At Book Expo America 2010 from left to right: Leslie Sari, Kay Hodges, Helen Simonson, and Marsha Toy Engstrom, The Book Club Cheerleader
photo courtesy of Marsha Toy Engstrom
I’m just back from my first book tour! I published my debut novel, Major Pettigrew’s Last Stand, in early March and while not all debut authors are sent on the road, my book did well enough that my publishers, Random House, sent me on five weeks of touring. You are probably wondering what is so blog-worthy about a writer going on book tour? After all, isn’t that what writers do? But this is my very first novel and my very first tour, so I felt like a small child in a pink tutu on her first trip to the big candy store downtown. In security lines at regional airports, I slipped in and out of my ruby slippers. Arriving in new cities, I was as starry-eyed s if my media escort were meeting me with a glass coach rather than a Honda Civic.
I loved the hotels. They looked just like regular hotels, with lobbies and cute little bottles of shampoo and room service, but I didn’t have to pay for them, so they all seem more shiny, and I didn’t have to wait for my husband to leave the room to dive into the minibar (my husband believes minibars do not offer good travel value).
I loved being escorted.
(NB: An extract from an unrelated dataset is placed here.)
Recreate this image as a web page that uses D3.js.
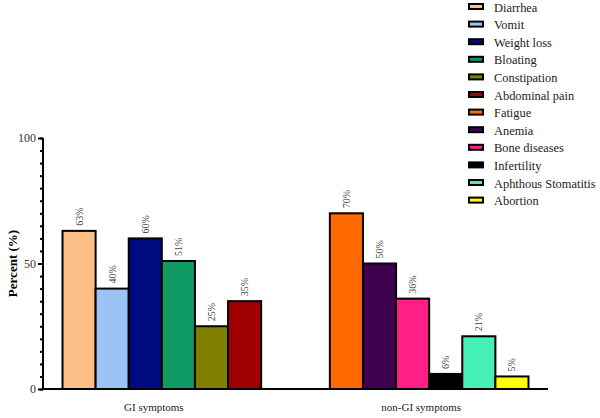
<!DOCTYPE html>
<html>
<head>
<meta charset="utf-8">
<script src="https://cdn.jsdelivr.net/npm/d3@7"></script>
</head>
<body style="margin:0">
<svg id="chart" width="600" height="418"></svg>
<script>
// groups on the x axis
const groups = ["GI symptoms", "non-GI symptoms"];

// symptoms per group, same order as the bars
const giSymptoms = ["Diarrhea", "Vomit", "Weight loss", "Bloating", "Constipation", "Abdominal pain"];
const giValues = [63, 40, 60, 51, 25, 35];

const nonGiSymptoms = ["Fatigue", "Anemia", "Bone diseases", "Infertility", "Aphthous Stomatitis", "Abortion"];
const nonGiValues = [70, 50, 36, 6, 21, 5];

const symptomColors = ["#FDBF85", "#9CC3F5", "#000A80", "#0F9963", "#808000", "#A00000",
                       "#FF6A00", "#3F0050", "#FF1F87", "#000000", "#44F0B3", "#FFFF00"];

const yTicks = [0, 50, 100];

const svg = d3.select("#chart");
const margin = { left: 43, right: 52, top: 138, bottom: 29 };
const width = 600, height = 418;

// serif text helper, same way for every label
function serif(sel, size) {
  return sel.attr("font-family", "Liberation Serif")
    .style("font-family", "'Liberation Serif'")
    .attr("font-size", size);
}

const allSymptoms = giSymptoms.concat(nonGiSymptoms);
const color = d3.scaleOrdinal().domain(allSymptoms).range(symptomColors);

const bars = [
  ...giSymptoms.map((s, i) => ({ group: groups[0], idx: i, name: s, value: giValues[i] })),
  ...nonGiSymptoms.map((s, i) => ({ group: groups[1], idx: i, name: s, value: nonGiValues[i] }))
];

const x0 = d3.scaleBand().domain(groups)
  .range([margin.left, width - margin.right])
  .paddingInner(0.257).paddingOuter(0.073);
const x1 = d3.scaleBand().domain(d3.range(6)).range([0, x0.bandwidth()]).padding(0);
const y = d3.scaleLinear().domain([0, 100]).range([height - margin.bottom, margin.top]);

// bars
svg.append("g").selectAll("rect")
  .data(bars)
  .join("rect")
    .attr("x", d => x0(d.group) + x1(d.idx))
    .attr("y", d => y(d.value))
    .attr("width", x1.bandwidth())
    .attr("height", d => y(0) - y(d.value))
    .attr("fill", d => color(d.name))
    .attr("stroke", "#000")
    .attr("stroke-width", 2);

// value labels, rotated
svg.append("g").selectAll("text")
  .data(bars)
  .join("text")
    .attr("transform", d => `translate(${x0(d.group) + x1(d.idx) + x1.bandwidth() / 2 + 3.5},${y(d.value) - 5}) rotate(-90)`)
    .call(serif, 10)
    .attr("fill", "#444")
    .text(d => d.value + "%");

// y axis with minor ticks
const yAxis = svg.append("g").attr("transform", `translate(${margin.left},0)`);
yAxis.call(d3.axisLeft(y).tickValues(d3.range(0, 101, 5)).tickSize(3).tickFormat(""))
  .call(g => g.select(".domain").remove())
  .call(g => g.selectAll("line").attr("stroke", "#000").attr("stroke-width", 2));
const yMajor = yAxis.append("g")
  .call(d3.axisLeft(y).tickValues(yTicks).tickSize(5).tickPadding(2));
yMajor.attr("font-family", null).attr("font-size", null);
yMajor.select(".domain").remove();
yMajor.selectAll("line").attr("stroke", "#000").attr("stroke-width", 2);
yMajor.selectAll("text").call(serif, 12).attr("fill", "#333");
yAxis.append("line")
  .attr("y1", y(0) + 1).attr("y2", y(100))
  .attr("stroke", "#000").attr("stroke-width", 2);

// x axis line
svg.append("line")
  .attr("x1", margin.left).attr("x2", width - margin.right)
  .attr("y1", y(0)).attr("y2", y(0))
  .attr("stroke", "#000").attr("stroke-width", 2);

// category labels
svg.append("g").selectAll("text")
  .data(groups)
  .join("text")
    .attr("x", d => x0(d) + x0.bandwidth() / 2 - 8)
    .attr("y", 411)
    .attr("text-anchor", "middle")
    .call(serif, 11)
    .attr("fill", "#222")
    .text(d => d);

// y title
svg.append("text")
  .attr("transform", `translate(17,${(y(0) + y(100)) / 2}) rotate(-90)`)
  .attr("text-anchor", "middle")
  .call(serif, 13)
  .attr("font-weight", "bold")
  .text("Percent (%)");

// legend
const legend = svg.append("g").attr("transform", "translate(469,7)");
const row = legend.selectAll("g")
  .data(allSymptoms)
  .join("g")
    .attr("transform", (d, i) => `translate(0,${i * 17.6})`);
row.append("rect")
  .attr("x", 0).attr("y", -3)
  .attr("width", 14).attr("height", 5)
  .attr("fill", d => color(d))
  .attr("stroke", "#000").attr("stroke-width", 2);
row.append("text")
  .attr("x", 25).attr("y", 4.5)
  .call(serif, 12.4)
  .attr("fill", "#222")
  .text(d => d);
</script>
</body>
</html>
I made an immediate pledge to myself not to take unfair advantage of this service and act like some diva. However, I did allow many of my wonderful escorts to drive me around the nicest homes in each city and of course I always asked to lunch in some obscure spot, beloved of locals – but only if it wasn’t any trouble.
I had intended to treat my tour like a spa trip and eat nothing but salad and fish. But some of the obscure local spots had things like biscuits or maple pancakes and it would have been rude not to try them. I also tried to avoid wine, except wherever I was being toasted. I would not have eaten the chocolate-covered coffee beans, given to me by a nice bookstore owner, had I not been desperate for more room in my cute carry-on bag.
I may be making it sound fun, but many authors complain about book tours being very exhausting. I do have to agree. Some days I had to be chauffeured to two appearances, not one, and reading all those pages and signing books until my wrist ached was not easy; even though I am a trained professional. I had to chat with my readers, maintain my best behavior at power lunches with industry folks – and then there was all that flying, with the associated task of buying magazines in airport newsstands. Some days I really could have used an afternoon nap.
I can’t tell you what a relief it was to get home and back to being a stay-at-home mom with laundry and grocery runs and car pools. I welcomed a little relaxed vacuuming and washing the dog after all the hard work.
However, in retrospect it was such good fun that I believe most writers must live in constant danger of wanting to be on book tour instead of buckling down to write novels. Why face the blank page and writers’ block when you can instead face the impossible decision between room service and the hotel brasserie!